A polícia tem uma versão mais prosaica. Jean-Paul Bonnet, ex-comissário da polícia, escreveu em Junho no Le Monde após o assassínio de dois polícias, um artigo sobre o novo “terrorismo low cost” do Daesh, de que Nice viria a ser o mais sinistro exemplo. “Estamos na presença de uma nova forma de guerrilha urbana, de um terrorismo do tipo “kill fast and easy” (um assassínio ao alcance da mão).”

Prossegue: “Graças à Internet e à potência das redes sociais, a jihad tornou-se mundial. O califado adapta-se e torna-se num califado cibernético, tanto mais perigoso quanto é dificilmente detectável e fugidio. No nosso país, os soldados desta nova forma de guerra são frequentemente delinquentes que nasceram ou cresceram na França. Foram recrutados em mesquitas clandestinas ou nas prisões. Não precisam de ir combater na Síria para serem adoptados pelo Daesh. A vantagem destes novos combatentes reside principalmente na banalidade da passagem ao acto criminal, na facilidade do acesso a armas e explosivos e, sobretudo, na sua capacidade de beneficiarem de cumplicidades e redes.”

Risco de confronto
Em relação à Europa, e especialmente no relativo à França, o Daesh tem outro desígnio. Convida o Estado a uma resposta desmesurada, reprimindo as comunidades muçulmanas e cortando todas as pontes entre elas e as sociedades europeias. Resume o italiano Francesco Strazzari, professor de Relações Internacionais: “Querem uma sociedade sob permanente ataque, aterrorizada e militarizada. O objectivo é sempre o mesmo, extremar os conflitos entre cristãos e muçulmanos no Ocidente para levar a um confronto de civilizações, uma batalha apocalíptica, de que sairia vencedor o Estado Islâmico e a sharia seria lei para todos.”

Esta visão apocalíptica é própria do Daesh. Se é delirante, encerra, contudo, um elevado risco. Patrick Calvar, director da Direcção- -Geral de Segurança Interna francesa, declarou em Maio a uma comissão parlamentar temer “uma confrontação entre grupos de ultradireita e o mundo muçulmano”. Disse-se preocupado com “a radicalização e a vaga de fundo que ela arrasta” e que é necessário tomar medidas perante os “grupos extremistas”. Mais um ou dois atentados, a confrontação pode acontecer, avisou.

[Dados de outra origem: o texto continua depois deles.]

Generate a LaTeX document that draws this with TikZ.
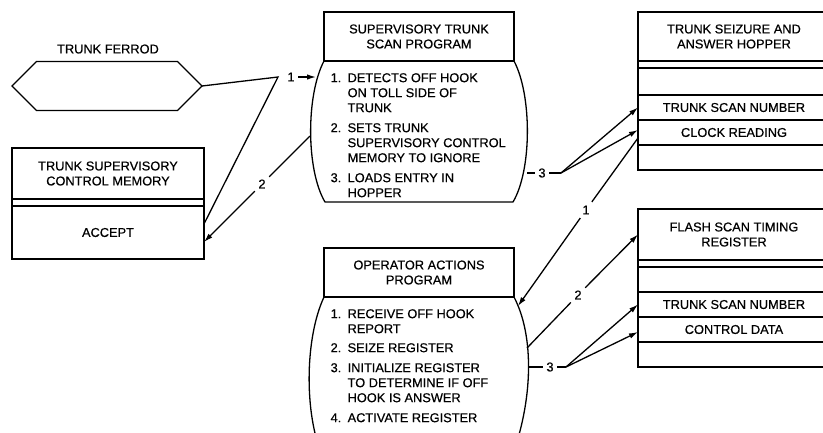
\documentclass[tikz,border=0pt]{standalone}
\usepackage{fontspec}
\setmainfont{Liberation Sans}[FakeBold=0.5]
\usetikzlibrary{arrows.meta, positioning, shapes.symbols}

\begin{document}
\begin{tikzpicture}[
  x=1pt, y=-1pt,
  line width=1.3pt,
  every node/.style={font=\fontsize{12.8}{15}\selectfont, align=center},
  row/.style={draw, minimum width=192pt, inner sep=0pt, outer sep=0pt},
  header/.style={row, minimum height=49pt},
  spacer/.style={row, minimum height=7pt},
  field/.style={row, minimum height=25pt},
  progbox/.style={draw, minimum width=190pt, minimum height=49pt,
                  inner sep=0pt, outer sep=0pt},
  steps/.style={align=left, inner sep=0pt, anchor=north west},
  num/.style={inner sep=3pt},
  arr/.style={-{Latex[length=9pt, width=5.5pt]}}
]
\useasboundingbox (0,0) rectangle (823,432);
\clip (0,0) rectangle (823,432);

% Left column — ferrod and memory
\node[draw, signal, signal to=east and west, minimum width=190pt,
      minimum height=49pt, inner sep=0pt, outer sep=0pt] (ferrod) at (107,86) {};
\node (ferrodLbl) at (108,49) {TRUNK FERROD};

\node[header, minimum height=51pt, anchor=north] (tscmHead) at (108,148) {TRUNK SUPERVISORY\\CONTROL MEMORY};
\node[spacer, below=0pt of tscmHead] (tscmGap) {};
\node[row, minimum height=53pt, below=0pt of tscmGap] (tscmAccept) {ACCEPT};

% Middle column — programs
\node[progbox] (stsHead) at (419,36.5) {SUPERVISORY TRUNK\\SCAN PROGRAM};
\draw (stsHead.south west) .. controls (306,95) and (306,170) .. (325,202)
  -- (513,202) .. controls (532,170) and (532,95) .. (stsHead.south east);
\node[steps] (stsSteps) at (330,71) {%
  \begin{tabular}{@{}p{17pt}@{}l@{}}
  1. & DETECTS OFF HOOK\\
     & ON TOLL SIDE OF\\
     & TRUNK\\[5pt]
  2. & SETS TRUNK\\
     & SUPERVISORY CONTROL\\
     & MEMORY TO IGNORE\\[5pt]
  3. & LOADS ENTRY IN\\
     & HOPPER
  \end{tabular}};

\node[progbox] (opHead) at (419,272.5) {OPERATOR ACTIONS\\PROGRAM};
\draw (opHead.south west) .. controls (304,340) and (304,420) .. (325,462)
  -- (510,462) .. controls (534,400) and (534,335) .. (opHead.south east);
\node[steps] (opSteps) at (330,307) {%
  \begin{tabular}{@{}p{17pt}@{}l@{}}
  1. & RECEIVE OFF HOOK\\
     & REPORT\\[4pt]
  2. & SEIZE REGISTER\\[5pt]
  3. & INITIALIZE REGISTER\\
     & TO DETERMINE IF OFF\\
     & HOOK IS ANSWER\\[5pt]
  4. & ACTIVATE REGISTER
  \end{tabular}};

% Right column — hopper and register
\node[header, anchor=north] (hopHead) at (734,12) {TRUNK SEIZURE AND\\ANSWER HOPPER};
\node[spacer, below=0pt of hopHead] (hopGap) {};
\node[field, minimum height=27pt, below=0pt of hopGap] (hopBlankA) {};
\node[field, below=0pt of hopBlankA] (hopTSN) {TRUNK SCAN NUMBER};
\node[field, below=0pt of hopTSN] (hopClock) {CLOCK READING};
\node[field, below=0pt of hopClock] (hopBlankB) {};

\node[header, minimum height=51pt, anchor=north] (flashHead) at (734,209) {FLASH SCAN TIMING\\REGISTER};
\node[spacer, below=0pt of flashHead] (flashGap) {};
\node[field, below=0pt of flashGap] (flashBlankA) {};
\node[field, below=0pt of flashBlankA] (flashTSN) {TRUNK SCAN NUMBER};
\node[field, below=0pt of flashTSN] (flashCtrl) {CONTROL DATA};
\node[field, below=0pt of flashCtrl] (flashBlankB) {};

% Step 1 / 2 of supervisory scan
\coordinate (jFerrod) at (278,77);
\coordinate (stsIn) at (316,77);
\node[num] (n1a) at (291,77) {1};
\draw (ferrod.east) -- (jFerrod) -- ([yshift=8.5pt]tscmAccept.east);
\draw[arr] (n1a) -- (stsIn);

\coordinate (stsOut2) at (310,136);
\node[num] (n2a) at (262,184) {2};
\draw (stsOut2) -- (n2a);
\draw[arr] (n2a) -- ([yshift=-9.5pt]tscmAccept.east);

% Step 3: load hopper
\coordinate (stsOut3) at (527,173);
\coordinate (jHop) at (561,173);
\node[num] (n3a) at (542,173) {3};
\draw (stsOut3) -- (n3a) -- (jHop);
\draw[arr] (jHop) -- (hopTSN.west);
\draw[arr] (jHop) -- ([yshift=2.5pt]hopClock.west);

% Operator actions
\coordinate (opIn1) at (518,306);
\node[num] (n1b) at (586,210) {1};
\draw ([yshift=-5.5pt]hopClock.west) -- (n1b);
\draw[arr] (n1b) -- (opIn1);

\coordinate (opOut2) at (527,348);
\node[num] (n2b) at (578,295) {2};
\draw (opOut2) -- (n2b);
\draw[arr] (n2b) -- (flashHead.west);

\coordinate (opOut3) at (528,367);
\coordinate (jFlash) at (566,367);
\node[num] (n3b) at (550,367) {3};
\draw (opOut3) -- (n3b) -- (jFlash);
\draw[arr] (jFlash) -- (flashTSN.west);
\draw[arr] (jFlash) -- ([yshift=-2.5pt]flashCtrl.west);

\end{tikzpicture}
\end{document}
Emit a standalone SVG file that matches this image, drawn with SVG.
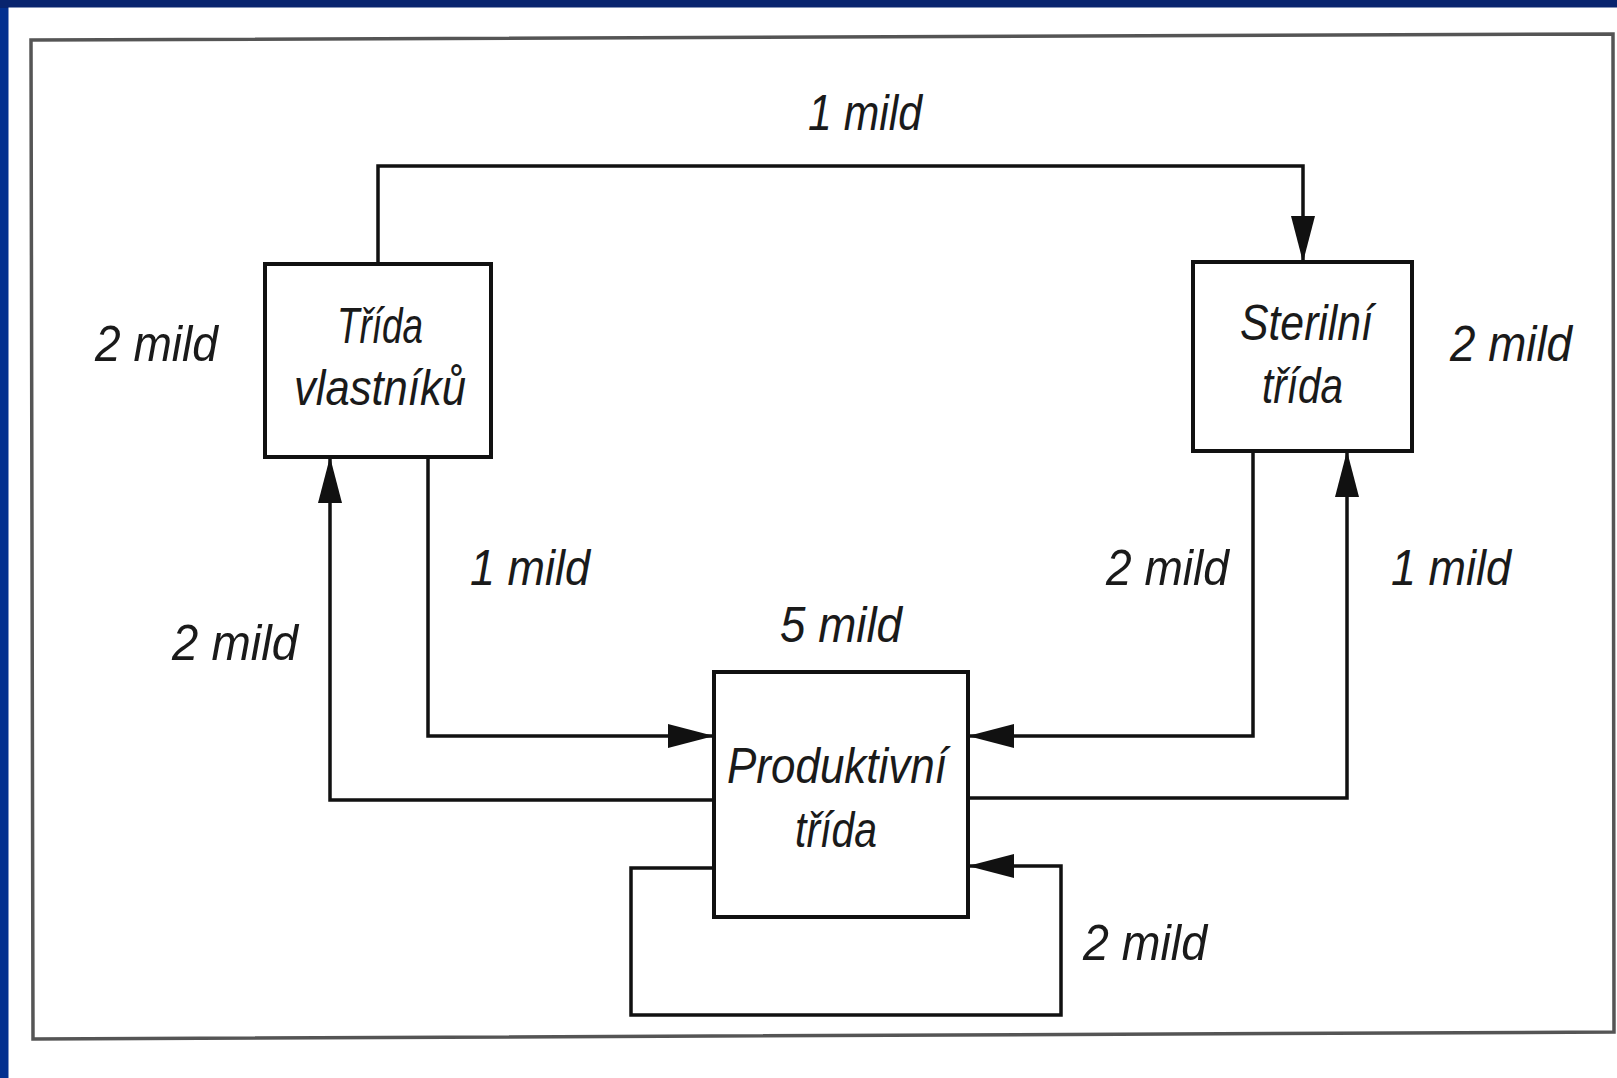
<svg xmlns="http://www.w3.org/2000/svg" width="1617" height="1078" viewBox="0 0 1617 1078">
<style>
.box{fill:#fff;stroke:#111;stroke-width:4}
.con{fill:none;stroke:#111;stroke-width:3.5;stroke-linejoin:miter}
.t{font-family:"Liberation Sans","DejaVu Sans",sans-serif;font-style:italic;font-size:50px;fill:#1a1a1a}
</style>
<defs>
<marker id="ah" viewBox="0 0 46 24" refX="46" refY="12" markerWidth="46" markerHeight="24" markerUnits="userSpaceOnUse" orient="auto">
<path d="M0,0 L46,12 L0,24 Z" fill="#111"/>
</marker>
</defs>
<rect x="0" y="0" width="1617" height="1078" fill="#03308f"/>
<rect x="0" y="0" width="1617" height="8" fill="#08246e"/>
<rect x="8.5" y="7.5" width="1609" height="1071" fill="#fff"/>
<polygon points="31,40 1613,34 1614,1032 33,1039" fill="none" stroke="#555" stroke-width="3.5"/>

<g id="connectors">
<path class="con" d="M378,264 V166 H1303 V262" marker-end="url(#ah)"/>
<path class="con" d="M428,457 V736 H714" marker-end="url(#ah)"/>
<path class="con" d="M714,800 H330 V457" marker-end="url(#ah)"/>
<path class="con" d="M1253,451 V736 H968" marker-end="url(#ah)"/>
<path class="con" d="M968,798 H1347 V451" marker-end="url(#ah)"/>
<path class="con" d="M714,868 H631 V1015 H1061 V866 H968" marker-end="url(#ah)"/>
</g>

<g id="node-vlastniku">
<rect class="box" x="265" y="264" width="226" height="193"/>
<text class="t" x="337" y="343" textLength="86" lengthAdjust="spacingAndGlyphs">Třída</text>
<text class="t" x="294" y="405" textLength="172" lengthAdjust="spacingAndGlyphs">vlastníků</text>
</g>

<g id="node-sterilni">
<rect class="box" x="1193" y="262" width="219" height="189"/>
<text class="t" x="1240" y="340" textLength="133" lengthAdjust="spacingAndGlyphs">Sterilní</text>
<text class="t" x="1262" y="403" textLength="81" lengthAdjust="spacingAndGlyphs">třída</text>
</g>

<g id="node-produktivni">
<rect class="box" x="714" y="672" width="254" height="245"/>
<text class="t" x="727" y="783" textLength="220" lengthAdjust="spacingAndGlyphs">Produktivní</text>
<text class="t" x="795" y="847" textLength="82" lengthAdjust="spacingAndGlyphs">třída</text>
</g>

<g id="labels">
<text class="t" x="808" y="130" textLength="114" lengthAdjust="spacingAndGlyphs">1 mild</text>
<text class="t" x="95" y="361" textLength="123" lengthAdjust="spacingAndGlyphs">2 mild</text>
<text class="t" x="1450" y="361" textLength="122" lengthAdjust="spacingAndGlyphs">2 mild</text>
<text class="t" x="470" y="585" textLength="120" lengthAdjust="spacingAndGlyphs">1 mild</text>
<text class="t" x="172" y="660" textLength="126" lengthAdjust="spacingAndGlyphs">2 mild</text>
<text class="t" x="780" y="642" textLength="122" lengthAdjust="spacingAndGlyphs">5 mild</text>
<text class="t" x="1106" y="585" textLength="123" lengthAdjust="spacingAndGlyphs">2 mild</text>
<text class="t" x="1391" y="585" textLength="120" lengthAdjust="spacingAndGlyphs">1 mild</text>
<text class="t" x="1083" y="960" textLength="124" lengthAdjust="spacingAndGlyphs">2 mild</text>
</g>
</svg>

O politólogo Jean-Yves Camus, especialista da extrema-direita, leva a sério esta advertência. Declarou ao Libération: “Após mais um ou vários ataques maciços da área islamista, pode produzir-se uma reacção violenta. Não creio que a população de um país possa indefinidamente digerir ataques maciços e exorcizá-los com comemorações. Creio, de resto, que o esquema de uma confrontação violenta de carácter étnico existe há muito tempo na extrema-direita.” Refere-se a grupos clandestinos de skinheads neonazis, mas pensa que uma iniciativa terrorista poderia partir de grupos ainda não constituídos ou de actos individuais. Por enquanto trata-se mais de palavras do que actos.

“Acrescento que esta confrontação é desejada pelas duas partes, porque, para os islamistas radicais, seria um meio de unir em torno de uma identidade comum pessoas com diferentes relações com o islão.”

Vários países europeus têm longa experiência do combate ao terrorismo. Paciência, investigação, repressão, império da lei. O grande risco é a percepção disto nas várias comunidades, todas vulneráveis. Se os cidadãos deixarem de acreditar na eficiência dos serviços de segurança para os proteger, a França expõe-se às mais graves derrapagens.

“O medo, o medo verdadeiro, é um delírio furioso”, escreveu Bernanos numa passagem que já uma vez citei. “De todas as loucuras de que somos capazes, o medo é a mais cruel. Nada iguala o seu vigor, nada pode suster o seu choque.”